• WHAT IS EXPECTED:
Set down each line of the data below exactly as it stands, dropping the pictures.

• STORED DATA:
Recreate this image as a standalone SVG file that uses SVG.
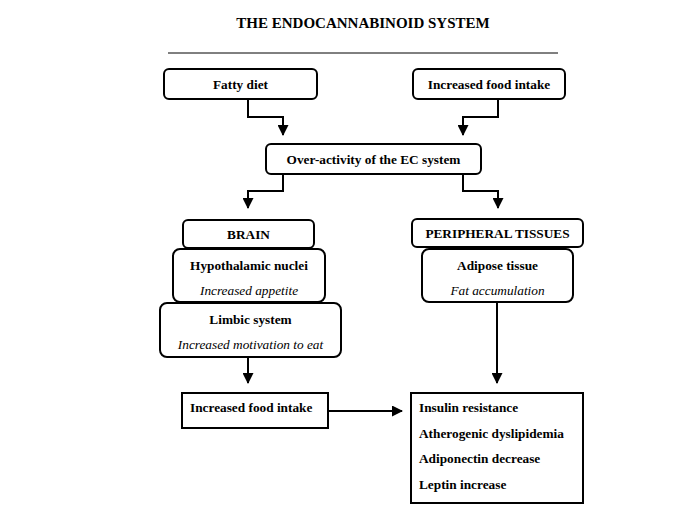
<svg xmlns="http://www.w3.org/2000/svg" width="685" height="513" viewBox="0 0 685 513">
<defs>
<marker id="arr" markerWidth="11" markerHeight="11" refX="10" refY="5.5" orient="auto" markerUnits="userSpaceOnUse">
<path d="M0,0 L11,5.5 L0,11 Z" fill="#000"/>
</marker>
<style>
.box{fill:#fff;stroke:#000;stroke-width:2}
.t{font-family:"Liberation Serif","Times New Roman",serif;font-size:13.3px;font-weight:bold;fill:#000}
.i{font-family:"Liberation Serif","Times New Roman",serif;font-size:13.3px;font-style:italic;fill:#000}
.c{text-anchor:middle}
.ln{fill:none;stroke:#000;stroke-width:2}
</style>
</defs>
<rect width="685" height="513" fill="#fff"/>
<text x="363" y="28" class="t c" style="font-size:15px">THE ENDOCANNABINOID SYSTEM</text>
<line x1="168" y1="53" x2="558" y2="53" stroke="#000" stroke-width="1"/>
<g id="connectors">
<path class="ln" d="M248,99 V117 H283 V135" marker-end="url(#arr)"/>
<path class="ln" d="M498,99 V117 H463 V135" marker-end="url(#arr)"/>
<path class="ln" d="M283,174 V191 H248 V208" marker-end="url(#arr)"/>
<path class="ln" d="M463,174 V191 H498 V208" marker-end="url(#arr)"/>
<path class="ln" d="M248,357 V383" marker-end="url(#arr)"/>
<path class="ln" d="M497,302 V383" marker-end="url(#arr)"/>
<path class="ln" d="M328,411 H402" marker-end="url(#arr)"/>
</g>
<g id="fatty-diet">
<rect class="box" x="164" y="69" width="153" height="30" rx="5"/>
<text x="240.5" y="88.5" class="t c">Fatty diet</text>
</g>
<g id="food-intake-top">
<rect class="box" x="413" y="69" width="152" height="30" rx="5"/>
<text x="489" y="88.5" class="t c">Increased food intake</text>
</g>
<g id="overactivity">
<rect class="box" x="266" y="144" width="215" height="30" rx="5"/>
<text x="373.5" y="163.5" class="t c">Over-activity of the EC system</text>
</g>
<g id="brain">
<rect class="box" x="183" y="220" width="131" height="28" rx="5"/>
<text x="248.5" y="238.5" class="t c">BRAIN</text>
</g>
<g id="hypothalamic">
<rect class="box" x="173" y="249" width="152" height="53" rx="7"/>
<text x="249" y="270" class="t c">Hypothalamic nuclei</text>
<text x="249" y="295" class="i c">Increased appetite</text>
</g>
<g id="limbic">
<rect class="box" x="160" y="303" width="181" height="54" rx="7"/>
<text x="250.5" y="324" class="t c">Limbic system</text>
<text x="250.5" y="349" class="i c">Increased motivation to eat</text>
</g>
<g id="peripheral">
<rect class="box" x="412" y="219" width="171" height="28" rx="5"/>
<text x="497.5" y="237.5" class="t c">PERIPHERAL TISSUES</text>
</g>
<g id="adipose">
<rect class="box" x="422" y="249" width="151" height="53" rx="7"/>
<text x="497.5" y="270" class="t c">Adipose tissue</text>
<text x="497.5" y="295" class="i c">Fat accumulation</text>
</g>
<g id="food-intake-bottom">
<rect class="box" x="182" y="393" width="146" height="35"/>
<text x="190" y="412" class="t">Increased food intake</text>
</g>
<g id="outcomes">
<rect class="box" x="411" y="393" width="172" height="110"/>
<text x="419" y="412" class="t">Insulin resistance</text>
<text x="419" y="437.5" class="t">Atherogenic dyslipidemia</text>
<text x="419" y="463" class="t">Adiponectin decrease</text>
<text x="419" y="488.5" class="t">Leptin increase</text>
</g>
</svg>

• TASK SOLUTION:
Recreate this image as a standalone SVG file that uses SVG.
<svg xmlns="http://www.w3.org/2000/svg" width="685" height="513" viewBox="0 0 685 513">
<defs>
<marker id="arr" markerWidth="11" markerHeight="11" refX="10" refY="5.5" orient="auto" markerUnits="userSpaceOnUse">
<path d="M0,0 L11,5.5 L0,11 Z" fill="#000"/>
</marker>
<style>
.box{fill:#fff;stroke:#000;stroke-width:2}
.t{font-family:"Liberation Serif","Times New Roman",serif;font-size:13.3px;font-weight:bold;fill:#000}
.i{font-family:"Liberation Serif","Times New Roman",serif;font-size:13.3px;font-style:italic;fill:#000}
.c{text-anchor:middle}
.ln{fill:none;stroke:#000;stroke-width:2}
</style>
</defs>
<rect width="685" height="513" fill="#fff"/>
<text x="363" y="28" class="t c" style="font-size:15px">THE ENDOCANNABINOID SYSTEM</text>
<line x1="168" y1="53" x2="558" y2="53" stroke="#000" stroke-width="1"/>
<g id="connectors">
<path class="ln" d="M248,99 V117 H283 V135" marker-end="url(#arr)"/>
<path class="ln" d="M498,99 V117 H463 V135" marker-end="url(#arr)"/>
<path class="ln" d="M283,174 V191 H248 V208" marker-end="url(#arr)"/>
<path class="ln" d="M463,174 V191 H498 V208" marker-end="url(#arr)"/>
<path class="ln" d="M248,357 V383" marker-end="url(#arr)"/>
<path class="ln" d="M497,302 V383" marker-end="url(#arr)"/>
<path class="ln" d="M328,411 H402" marker-end="url(#arr)"/>
</g>
<g id="fatty-diet">
<rect class="box" x="164" y="69" width="153" height="30" rx="5"/>
<text x="240.5" y="88.5" class="t c">Fatty diet</text>
</g>
<g id="food-intake-top">
<rect class="box" x="413" y="69" width="152" height="30" rx="5"/>
<text x="489" y="88.5" class="t c">Increased food intake</text>
</g>
<g id="overactivity">
<rect class="box" x="266" y="144" width="215" height="30" rx="5"/>
<text x="373.5" y="163.5" class="t c">Over-activity of the EC system</text>
</g>
<g id="brain">
<rect class="box" x="183" y="220" width="131" height="28" rx="5"/>
<text x="248.5" y="238.5" class="t c">BRAIN</text>
</g>
<g id="hypothalamic">
<rect class="box" x="173" y="249" width="152" height="53" rx="7"/>
<text x="249" y="270" class="t c">Hypothalamic nuclei</text>
<text x="249" y="295" class="i c">Increased appetite</text>
</g>
<g id="limbic">
<rect class="box" x="160" y="303" width="181" height="54" rx="7"/>
<text x="250.5" y="324" class="t c">Limbic system</text>
<text x="250.5" y="349" class="i c">Increased motivation to eat</text>
</g>
<g id="peripheral">
<rect class="box" x="412" y="219" width="171" height="28" rx="5"/>
<text x="497.5" y="237.5" class="t c">PERIPHERAL TISSUES</text>
</g>
<g id="adipose">
<rect class="box" x="422" y="249" width="151" height="53" rx="7"/>
<text x="497.5" y="270" class="t c">Adipose tissue</text>
<text x="497.5" y="295" class="i c">Fat accumulation</text>
</g>
<g id="food-intake-bottom">
<rect class="box" x="182" y="393" width="146" height="35"/>
<text x="190" y="412" class="t">Increased food intake</text>
</g>
<g id="outcomes">
<rect class="box" x="411" y="393" width="172" height="110"/>
<text x="419" y="412" class="t">Insulin resistance</text>
<text x="419" y="437.5" class="t">Atherogenic dyslipidemia</text>
<text x="419" y="463" class="t">Adiponectin decrease</text>
<text x="419" y="488.5" class="t">Leptin increase</text>
</g>
</svg>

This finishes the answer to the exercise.